Just in case, clinging on to that faint glimmer of hope, he radioed in to ask, "Dagger spare request permission to launch and fly air cover."

 

He knew he would get a refusal. But at least at Bradley's funeral, he could say he had tried. For once in his miserable life, he had tried.

 

---

 

"Sir, we're receiving a signal from Rooster's ESAT…..he's supersonic."

 

"…..F-14 Tomcat is airborne and on course for our position….."

 

"He's still alive."

 

At least when he was court-martialed, he could genuinely say that he blacked out for a moment in time. Because one second, Jake was sitting in his jet on the flight deck, coming to terms with the fact that Bradley was gone, and the next he was up in the air enroute to the direction they'd left in at speeds that nearly rivaled the impossible ones of the mission itself.

 

It was a nerve-wracking several minutes before a crackling came over the comms, interrupting Cyclone's frenzied demands for Jake to return to the flight deck. And Jake could honestly say that he'd never been so thrilled to hear Maverick's voice informing the carrier that they had taken down two bandits and were inbound for their location.

 

It was another bout of nerves as Jake saw them incoming from below him, another bandit hot on their tail, with no efforts from Maverick or Rooster to take down the last jet the way that they had the other two.

 

He couldn't hear everything over their janky comms, but he could hear enough.

 

"Eject…..not working…..can't shake him….."

 

Jake probably did comparable damage to his jet that Maverick had gotten his ass chewed over in their training exercise as he shot past them, swung around, and got behind the bandit. Just in time, too, for the bandit's missile to get primed as Jake opened fire and blew the asshole to bits.

 

He wouldn't brag about it too much. Just a little bit. Just enough.

 

But in that moment, he couldn't resist a quip of, "I am good, Rooster. I'm very good," as he locked eyes with a dead man and felt hope swell in his chest for the first time in years.

 

And yeah, it was probably a bit risky to refuse Bradley's outstretched hand in favor of a clamped hand of Jake's own circling his neck and pulling him in for a searing kiss. Right there on the flight deck. Seconds away from being court-martialed. Right in front of their entire squad, all of whom were in stunned silence apart from a whooping Javy. Right in front of Bradley's… whatever the fuck Maverick was to him.

 

But it was also so fucking worth it.

 

☾⭒

 

The Hanged Man

 

Upright: a change in perspective, waiting for the right time, finding what truly matters

 

Reversed: waiting is over, emerging with a new understanding, balance

 

If you have been feeling stagnant, the time to embrace change has come. Welcome it with open arms and let go of old beliefs that have been holding you back. Welcome love back in.

 

☾⭒

Notes:

So this started being composed in fall of 2025 because I became inspired by some tarot research I had done for a social media post. The Hanged Man just fit Jake SO well, what with the meaning and, of course, his callsign. I had watched TG:M not long before, and immediately started down a Sereshaw wormhole. And because I LOVE a good character study, here we are. Jacob Seresin is a wealth of angst and yearning waiting to happen.

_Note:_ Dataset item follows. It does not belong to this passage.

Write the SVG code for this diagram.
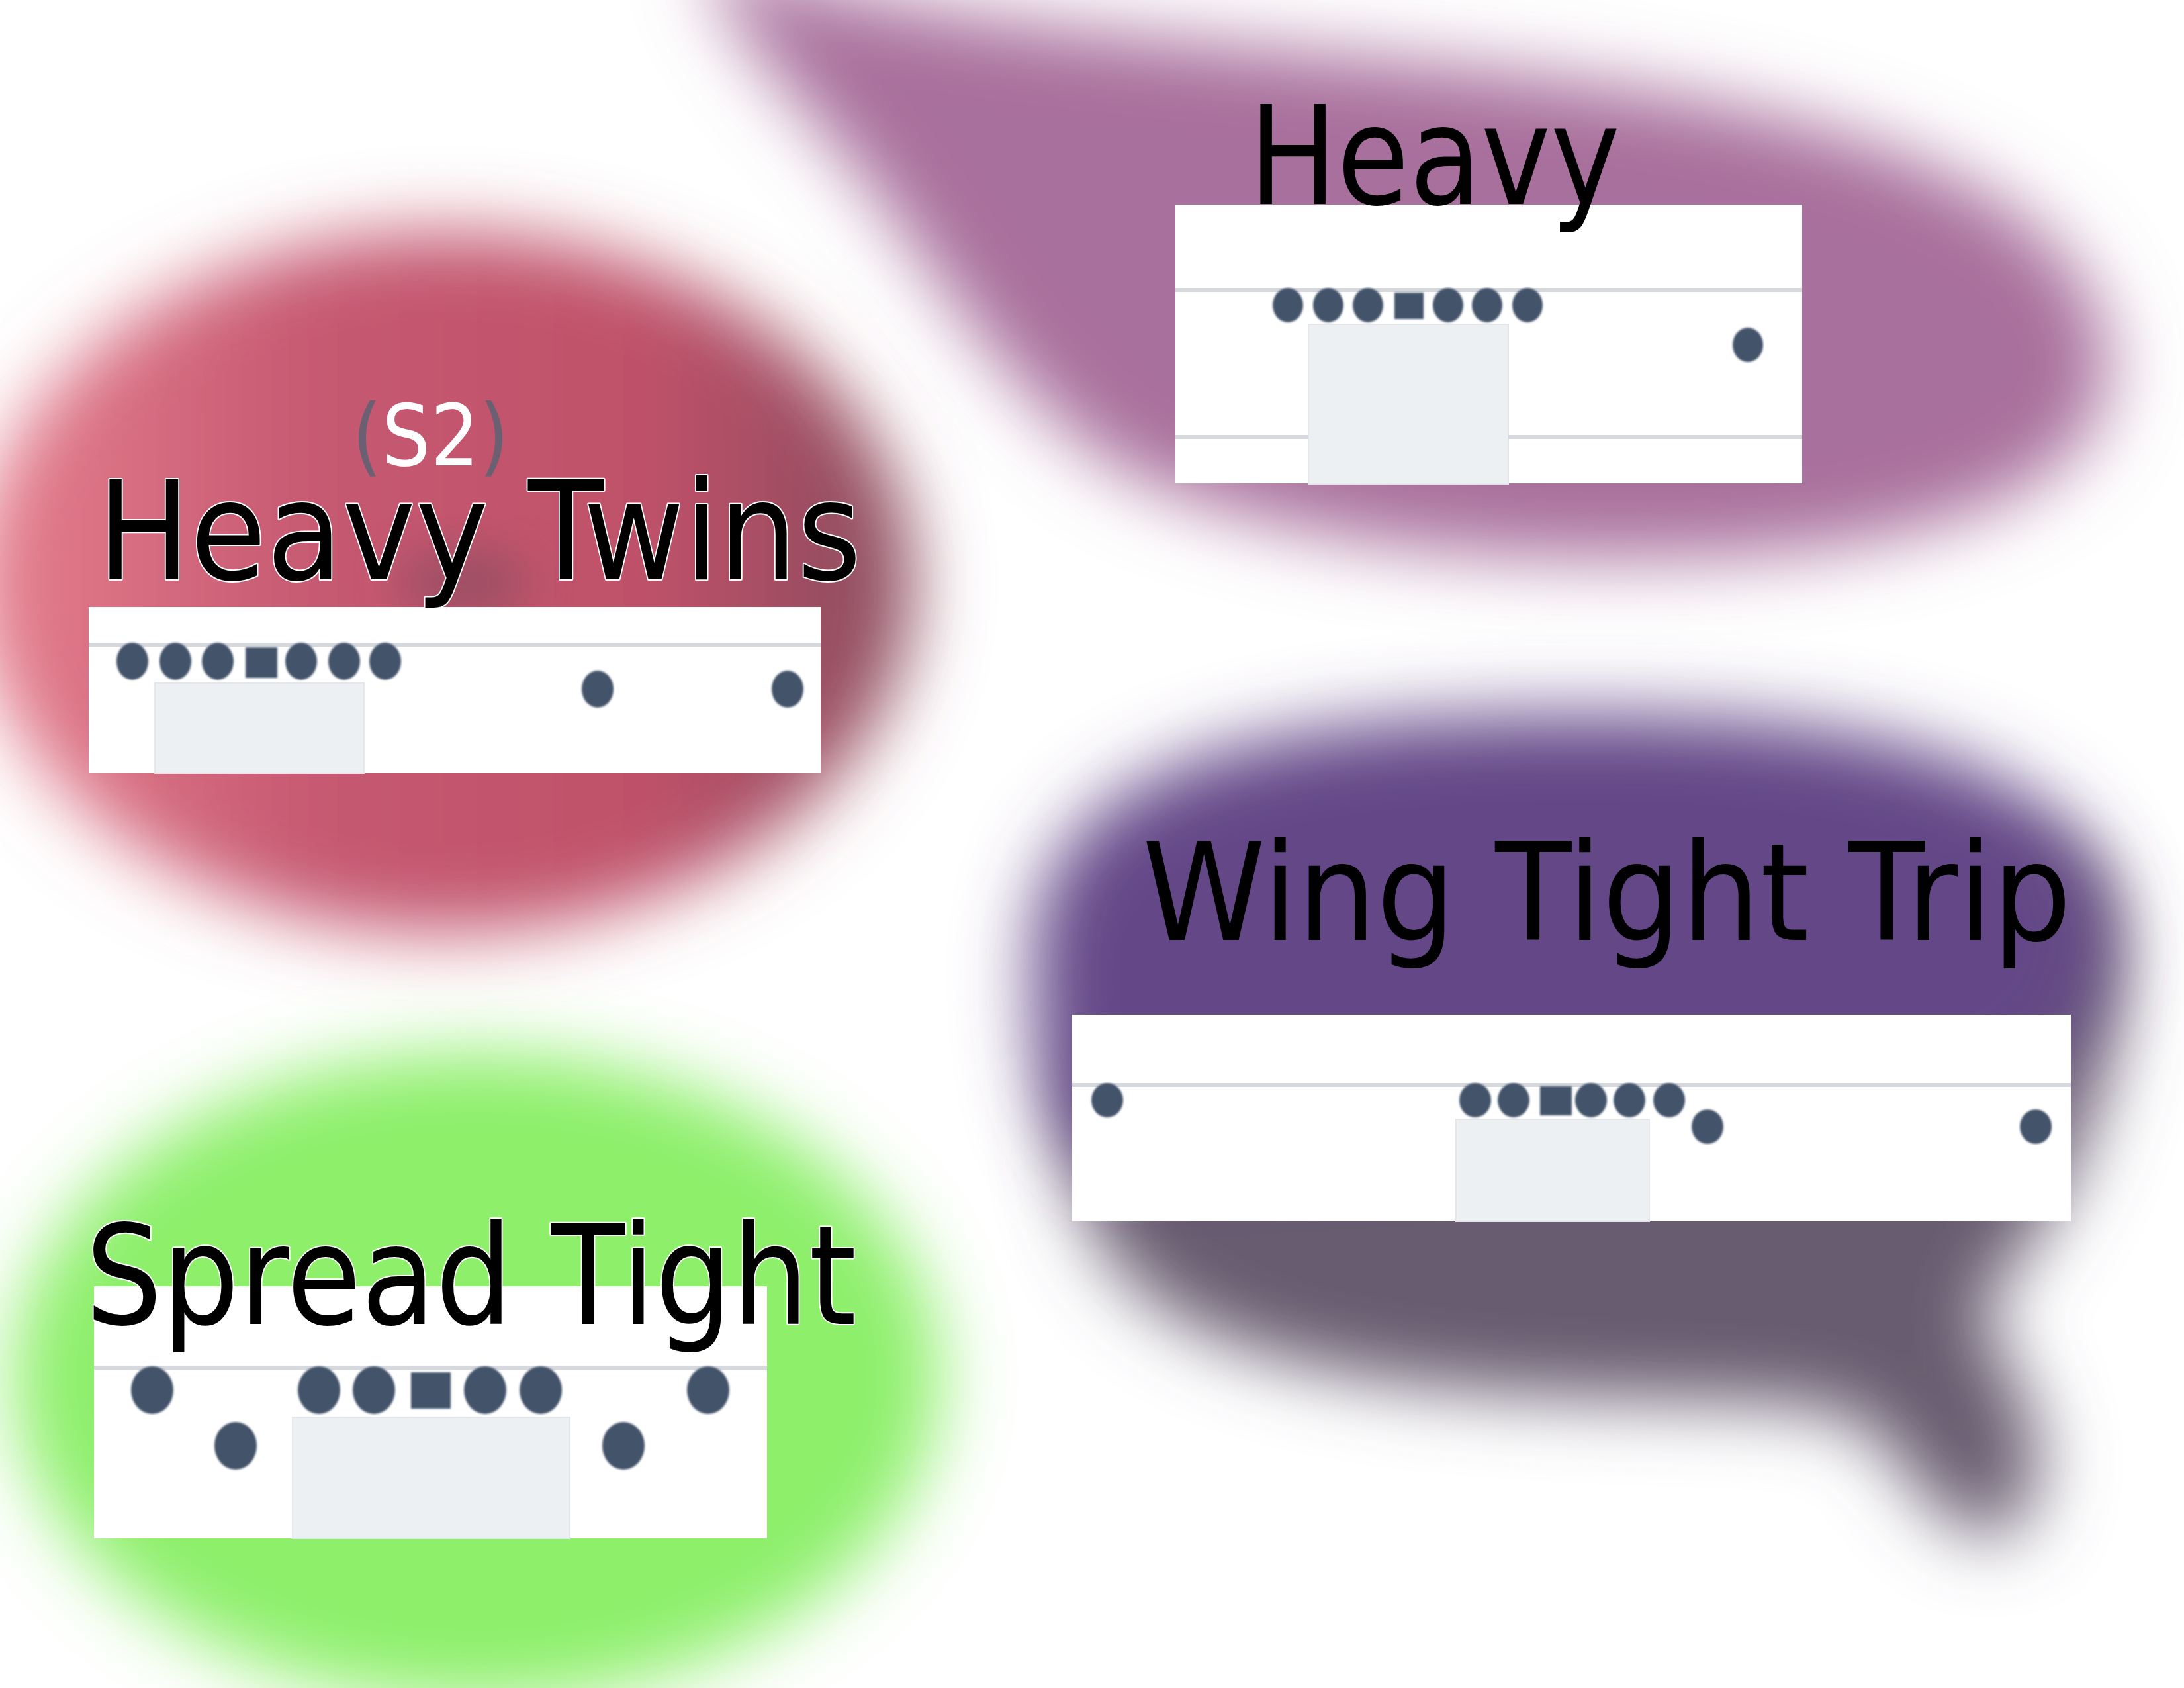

So I spent my staff meeting the next day writing most of the first chunk of this (up to "So he dug in his claws") and spent yesterday writing the rest of it while walking nearly two miles on my walking pad. Because nothing motivates me to exercise like writing queer fanfiction while I do it, y'all.

And yeah, the ending was slightly deviated from canon because FUCK the writers for not letting them kiss at the end. They deserved it. Shut up.

As always, constructive feedback is welcome from those better informed than me in what is and is not accurate to canon/reality.